Take a moment to let that sink in. We’re only just through the year’s high point for wrapping paper, after all. It’s a universal point with domestic application.

So now turn to take a look at the installation by McCarey himself, which has its own history, as he explains: “Mrs Tibby used to live downstairs from us at 3 Lendel Place in Cessnock. Whenever the children (us) were too noisy for her liking (frequently) she took a besom, broom or brush and knocked on her ceiling. One night my mother took a brush and knocked on our floor. Silence.

“I watched the cars and buses out the window. We didn’t have a car, but we had a pig-iron bath with a mangle on top of it, which must have weighed as much. It looked a bit like a freighter, and it steamed like one.

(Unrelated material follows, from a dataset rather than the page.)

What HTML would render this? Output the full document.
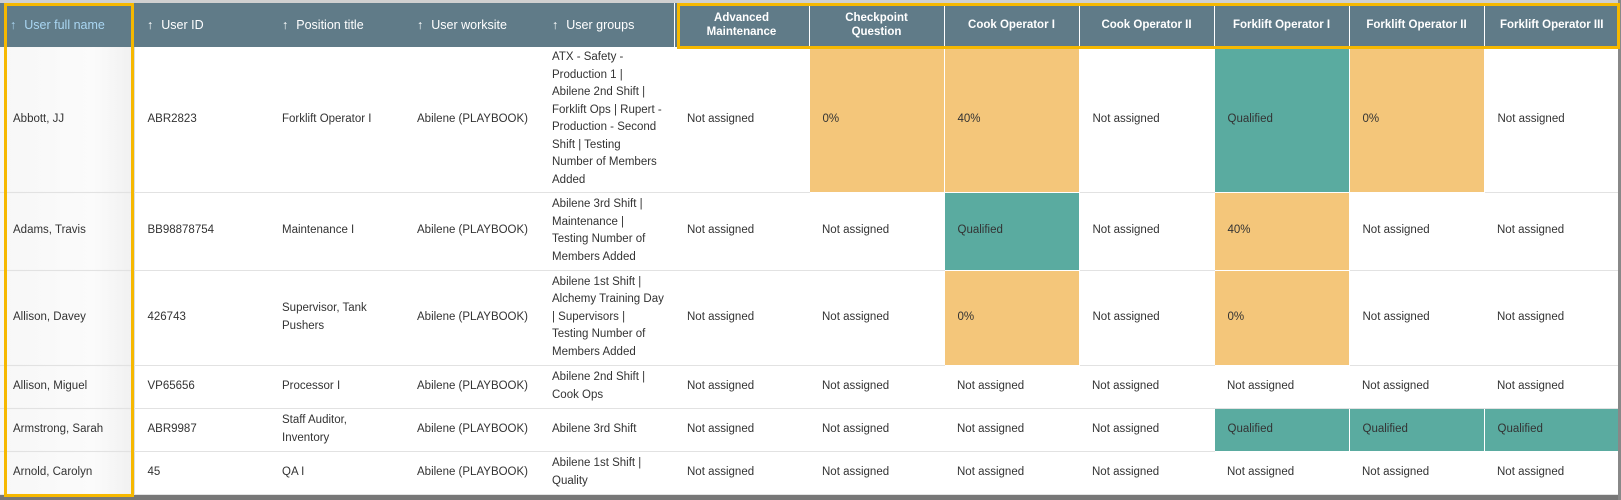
<!DOCTYPE html>
<html><head><meta charset="utf-8"><style>
html,body{margin:0;padding:0;background:#fff;}
body{width:1621px;height:500px;position:relative;overflow:hidden;font-family:"Liberation Sans",sans-serif;}
table{position:absolute;left:0;top:3px;border-collapse:collapse;table-layout:fixed;width:1619px;}
td,th{padding:0 0 0 13px;font-size:11.5px;color:#333;vertical-align:middle;text-align:left;overflow:hidden;line-height:17.5px;font-weight:normal;border:none;border-bottom:1px solid #e2e2e2;white-space:nowrap;}
th{background:#607b88;color:#fff;height:44px;font-size:12.5px;line-height:14px;border-bottom:none;}
th.q{text-align:center;padding:0 4px;border-left:1px solid #fff;font-weight:bold;font-size:11.5px;}
th .ar{margin-right:8px;}
th.n{color:#a9d6f2;padding-left:10px;}
td.n{background:linear-gradient(90deg,#f7f7f7,#fbfbfb 70%,#f0f0f0);box-shadow:inset -3px 0 3px -2px rgba(0,0,0,.12);border-right:1px solid #ddd;}
.o{background:#f4c67a;border-left:1px solid #fff;border-right:1px solid #fff;border-bottom-color:#fff;}
.t{background:#5aaba0;border-left:1px solid #fff;border-right:1px solid #fff;border-bottom-color:#fff;}
.box{position:absolute;border:3px solid #f6b800;box-sizing:border-box;}
</style></head><body>
<div style="position:absolute;left:0;top:0;width:1621px;height:3px;background:#d0d0d0"></div>
<table>
<colgroup><col style="width:134px"><col span="11" style="width:135px"></colgroup>
<tr>
<th class="n"><span class="ar">↑</span>User full name</th>
<th><span class="ar">↑</span>User ID</th>
<th><span class="ar">↑</span>Position title</th>
<th><span class="ar">↑</span>User worksite</th>
<th><span class="ar">↑</span>User groups</th>
<th class="q">Advanced<br>Maintenance</th>
<th class="q">Checkpoint<br>Question</th>
<th class="q">Cook Operator I</th>
<th class="q">Cook Operator II</th>
<th class="q">Forklift Operator I</th>
<th class="q">Forklift Operator II</th>
<th class="q">Forklift Operator III</th>
</tr>
<tr style="height:145px">
<td class="n">Abbott, JJ</td><td>ABR2823</td><td>Forklift Operator I</td><td>Abilene (PLAYBOOK)</td>
<td>ATX - Safety -<br>Production 1 |<br>Abilene 2nd Shift |<br>Forklift Ops | Rupert -<br>Production - Second<br>Shift | Testing<br>Number of Members<br>Added</td>
<td>Not assigned</td><td class="o">0%</td><td class="o">40%</td><td>Not assigned</td><td class="t">Qualified</td><td class="o">0%</td><td>Not assigned</td>
</tr>
<tr style="height:78px">
<td class="n">Adams, Travis</td><td>BB98878754</td><td>Maintenance I</td><td>Abilene (PLAYBOOK)</td>
<td>Abilene 3rd Shift |<br>Maintenance |<br>Testing Number of<br>Members Added</td>
<td>Not assigned</td><td>Not assigned</td><td class="t">Qualified</td><td>Not assigned</td><td class="o">40%</td><td>Not assigned</td><td>Not assigned</td>
</tr>
<tr style="height:95px">
<td class="n">Allison, Davey</td><td>426743</td><td>Supervisor, Tank<br>Pushers</td><td>Abilene (PLAYBOOK)</td>
<td>Abilene 1st Shift |<br>Alchemy Training Day<br>| Supervisors |<br>Testing Number of<br>Members Added</td>
<td>Not assigned</td><td>Not assigned</td><td class="o">0%</td><td>Not assigned</td><td class="o">0%</td><td>Not assigned</td><td>Not assigned</td>
</tr>
<tr style="height:43px">
<td class="n">Allison, Miguel</td><td>VP65656</td><td>Processor I</td><td>Abilene (PLAYBOOK)</td>
<td>Abilene 2nd Shift |<br>Cook Ops</td>
<td>Not assigned</td><td>Not assigned</td><td>Not assigned</td><td>Not assigned</td><td>Not assigned</td><td>Not assigned</td><td>Not assigned</td>
</tr>
<tr style="height:43px">
<td class="n">Armstrong, Sarah</td><td>ABR9987</td><td>Staff Auditor,<br>Inventory</td><td>Abilene (PLAYBOOK)</td>
<td>Abilene 3rd Shift</td>
<td>Not assigned</td><td>Not assigned</td><td>Not assigned</td><td>Not assigned</td><td class="t">Qualified</td><td class="t">Qualified</td><td class="t">Qualified</td>
</tr>
<tr style="height:43px">
<td class="n">Arnold, Carolyn</td><td>45</td><td>QA I</td><td>Abilene (PLAYBOOK)</td>
<td>Abilene 1st Shift |<br>Quality</td>
<td>Not assigned</td><td>Not assigned</td><td>Not assigned</td><td>Not assigned</td><td>Not assigned</td><td>Not assigned</td><td>Not assigned</td>
</tr>
</table>
<div style="position:absolute;left:0;top:495px;width:1621px;height:5px;background:#777"></div>
<div style="position:absolute;left:1618px;top:0;width:3px;height:500px;background:#888"></div>
<div class="box" style="left:4px;top:3px;width:130px;height:494px;"></div>
<div class="box" style="left:677px;top:3px;width:943px;height:46px;"></div>
</body></html>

“I probably did have a teddy bear, but what I remember is the foundering weight of Glasgow and its artefacts.

“This piece, roped off with stanchions painted CalMac white, consists of a cast-iron bath tub, with a clothes-wringer (mangle) set beside its taps, sinking through the floor of a tenement flat. A teddy-bear in a T-shirt is halfway through the mangle. The viewers standing on that floor will see two-thirds of the tub as it sinks through the linoleum, bow first, 22 degrees back from the vertical, with a five-degree list to port.

“What they won’t see, beneath the linoleum, is the rough wooden floorboards or, beneath that, the coal-ash soundproofing among the joists over the downstairs ceiling. Beneath that, standing on the closed toilet seat with her brush, Mrs Tibby is pushing up at what’s just come through her ceiling, trying to stop the lower one-third of the bath from doing any further damage to the plasterwork.”

Isn’t it something like the relationship between two governments, above and below, either side of a border?

There are other works. All I’ve done here is pause on two and introduced the idea. There’s more to be seen. And done.

According to the catalogue, there’s an old Soviet saying that goes: “initsiativa nakazuema”: initiative is a punishable offence. Well, come along and witness the offences. See what you make of them. See for yourselves.